How health care costs threaten the American economy

June 10, 2008

A major explanation for the dynamism of the US economy is the flexibility of the labor market. Compared with Europeans, Americans have historically been more willing to leave established employers to start their own companies or work for start-ups, and to move to other cities and states to find work. Companies also face fewer restrictions on hiring and firing. There’s no requirement for big severance payments in the US, for example.
Although it can mean more turmoil for individuals in the short-term the free-market approach generally promotes growth, prosperity and lower unemployment overall. It’s also part of the pursuit of happiness: individuals don’t find themselves chained to jobs they hate.

But the current situation in health care is undermining this advantage of the US economy and the US way of life. As today’s Wall Street Journal describes (Anxiety Over Health Insurance Shapes Life Choices) people are doing extreme things just for health insurance like getting married (or delaying divorce), restricting where they live, or working for companies where they’d rather not be.
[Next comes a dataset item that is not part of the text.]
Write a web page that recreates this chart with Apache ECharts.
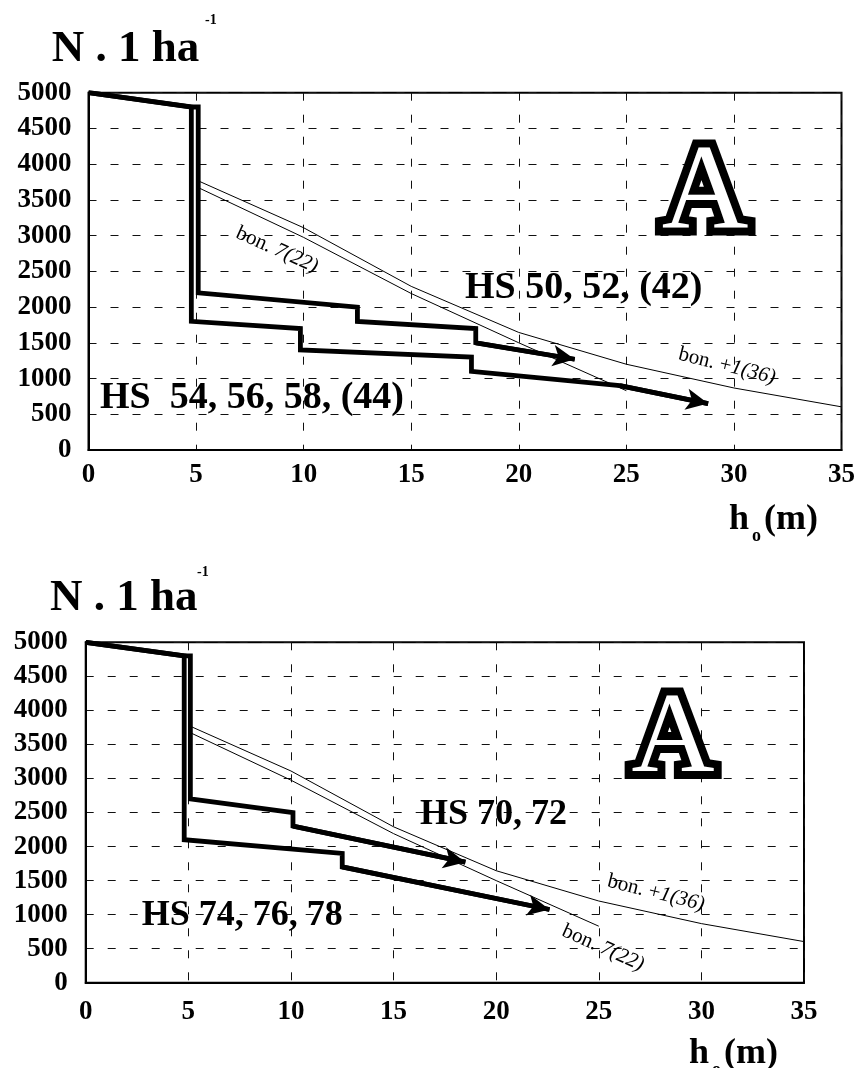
<!DOCTYPE html>
<html><head><meta charset="utf-8">
<script src="https://cdn.jsdelivr.net/npm/echarts@6/dist/echarts.min.js"></script>
<style>html,body{margin:0;padding:0;background:#fff}#c{width:858px;height:1068px}</style>
</head><body><div id="c"></div>
<script>
// ---- data ----
const xRange = [0, 35, 5];
const yRange = [0, 5000, 500];
// Chart A (top)
const topUpper = [[0,5000],[4.78,4800],[5.1,4800],[5.1,2200],[12.5,2000],[12.5,1800],[18,1700],[18,1500],[22.6,1270]];
const topLower = [[0,5000],[4.78,4800],[4.78,1800],[9.85,1700],[9.85,1400],[17.8,1300],[17.8,1100],[24.7,900],[28.8,650]];
// Chart B (bottom)
const botUpper = [[0,5000],[4.8,4800],[5.1,4800],[5.1,2700],[10.1,2500],[10.1,2300],[18.5,1770]];
const botLower = [[0,5000],[4.8,4800],[4.8,2100],[12.5,1900],[12.5,1700],[22.6,1075]];
// site-index curves
const bonPlus1 = [[5.15,3760],[10,3110],[15,2290],[20,1645],[25,1200],[30,868],[35,604]];
const bon7 = [[5.15,3665],[10,2975],[15,2190],[20,1500],[25,830]];

const FONT = '"Liberation Serif","Times New Roman",serif';
const chart = echarts.init(document.getElementById('c'), null, {renderer:'canvas'});

function xAx(gi, margin){
  return {type:'value', gridIndex:gi, min:xRange[0], max:xRange[1], interval:xRange[2],
    axisLine:{show:true, onZero:false, lineStyle:{color:'#000', width:2}},
    axisTick:{show:false},
    axisLabel:{color:'#000', fontFamily:FONT, fontWeight:'bold', fontSize:27, margin:margin, formatter:v=>String(v)},
    splitLine:{show:true, lineStyle:{color:'#111', width:1, type:[8,14]}}};
}
function yAx(gi, margin){
  return {type:'value', gridIndex:gi, min:yRange[0], max:yRange[1], interval:yRange[2],
    axisLine:{show:true, onZero:false, lineStyle:{color:'#000', width:2}},
    axisTick:{show:false},
    axisLabel:{color:'#000', fontFamily:FONT, fontWeight:'bold', fontSize:27, margin:margin, formatter:v=>String(v)},
    splitLine:{show:true, lineStyle:{color:'#111', width:1, type:[8,14]}}};
}
function thick(data, gi){
  const n = data.length;
  return {type:'line', xAxisIndex:gi, yAxisIndex:gi, data:data, showSymbol:false, symbol:'none',
    lineStyle:{color:'#000', width:4.8, join:'miter', cap:'butt'}, z:5, silent:true,
    markLine:{silent:true, symbol:['none','arrow'], symbolSize:[16,22], label:{show:false},
      lineStyle:{color:'#000', width:4.8, type:'solid'},
      data:[[{coord:data[n-2]},{coord:data[n-1]}]]}};
}
function thin(data, gi){
  return {type:'line', xAxisIndex:gi, yAxisIndex:gi, data:data, showSymbol:false, symbol:'none',
    lineStyle:{color:'#000', width:1}, z:3, silent:true};
}
function txt(x, y, text, size, extra){
  return Object.assign({type:'text', x:x, y:y, z:50, silent:true,
    style:Object.assign({text:text, font:'bold '+size+'px '+FONT, fill:'#000',
      align:'left', textAlign:'left', verticalAlign:'middle', textVerticalAlign:'middle'}, extra||{})});
}
function bon(x, y, a, b, rotDeg){
  return {type:'text', x:x, y:y, rotation:rotDeg*Math.PI/180, z:50, silent:true,
    style:{text:'{r|'+a+'}{i|'+b+'}', align:'center', textAlign:'center', verticalAlign:'middle', textVerticalAlign:'middle',
      rich:{r:{font:'21px '+FONT, fill:'#000'}, i:{font:'italic 21px '+FONT, fill:'#000'}}}};
}
function bigA(x, y, size){
  return {type:'text', x:x, y:y, z:40, silent:true,
    style:{text:'A', font:size+'px '+FONT, fill:'#fff', stroke:'#000', lineWidth:16, lineJoin:'round',
      align:'center', textAlign:'center', verticalAlign:'middle', textVerticalAlign:'middle'}};
}
function hom(x, y){
  return [txt(x, y, 'h', 36, {verticalAlign:'bottom', textVerticalAlign:'bottom'}),
          txt(x+23, y+7, 'o', 18, {verticalAlign:'bottom', textVerticalAlign:'bottom'}),
          txt(x+35, y, '(m)', 36, {verticalAlign:'bottom', textVerticalAlign:'bottom'})];
}

const option = {
  animation:false,
  backgroundColor:'#fff',
  grid:[
    {left:88.5, top:92.7, width:754.2, height:357.3, show:true, borderColor:'#000', borderWidth:2, containLabel:false},
    {left:85.7, top:642.3, width:718.3, height:340.4, show:true, borderColor:'#000', borderWidth:2, containLabel:false}
  ],
  xAxis:[xAx(0, 12), xAx(1, 16)],
  yAxis:[yAx(0, 17), yAx(1, 18)],
  series:[
    thin(bonPlus1, 0), thin(bon7, 0),
    thick(topUpper, 0), thick(topLower, 0),
    thin(bonPlus1, 1), thin(bon7, 1),
    thick(botUpper, 1), thick(botLower, 1)
  ],
  graphic:[
    txt(51.7, 49, 'N . 1 ha', 45),
    txt(205, 20, '-1', 14),
    txt(50, 598, 'N . 1 ha', 45),
    txt(197, 572, '-1', 14),
    txt(465, 288, 'HS 50, 52, (42)', 38),
    txt(100, 398, 'HS  54, 56, 58, (44)', 38),
    txt(420, 815, 'HS 70, 72', 36),
    txt(141.7, 916, 'HS 74, 76, 78', 36),
    bon(277, 250, 'bon. ', '7(22)', -24),
    bon(727, 366, 'bon. +', '1(36)', -14),
    bon(656, 893, 'bon. +', '1(36)', -14),
    bon(603, 948, 'bon. ', '7(22)', -24),
    bigA(705, 196, 120),
    bigA(673, 741, 115)
  ].concat(hom(729, 538)).concat(hom(689, 1072))
};
chart.setOption(option);
</script>
</body></html>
The article focuses on the insurance aspect of this: it’s generally easier and cheaper for people, especially those with pre-existing conditions, to get insurance through their employer rather than as individuals. But overall cost is also a problem. People get less bent out of shape about disparities in other expenses, because the overall amounts of money are generally lower.
As I’ve argued in the past (When socialism is good for capitalism), socialistic sounding policies such as Massachusetts’ guaranteed issue and community rating can actually encourage entrepreneurial activities by putting big companies, small companies and individuals on a roughly equal footing. It’s at least as significant as equal tax treatment of health insurance for companies and individuals. The downside is that such policies are often accompanied by a paternalistic element –namely lots of mandates– that drive costs up.

I don’t advocate nationalized health insurance, but I do think it’s at least as compatible with capitalism and the free market as our existing system.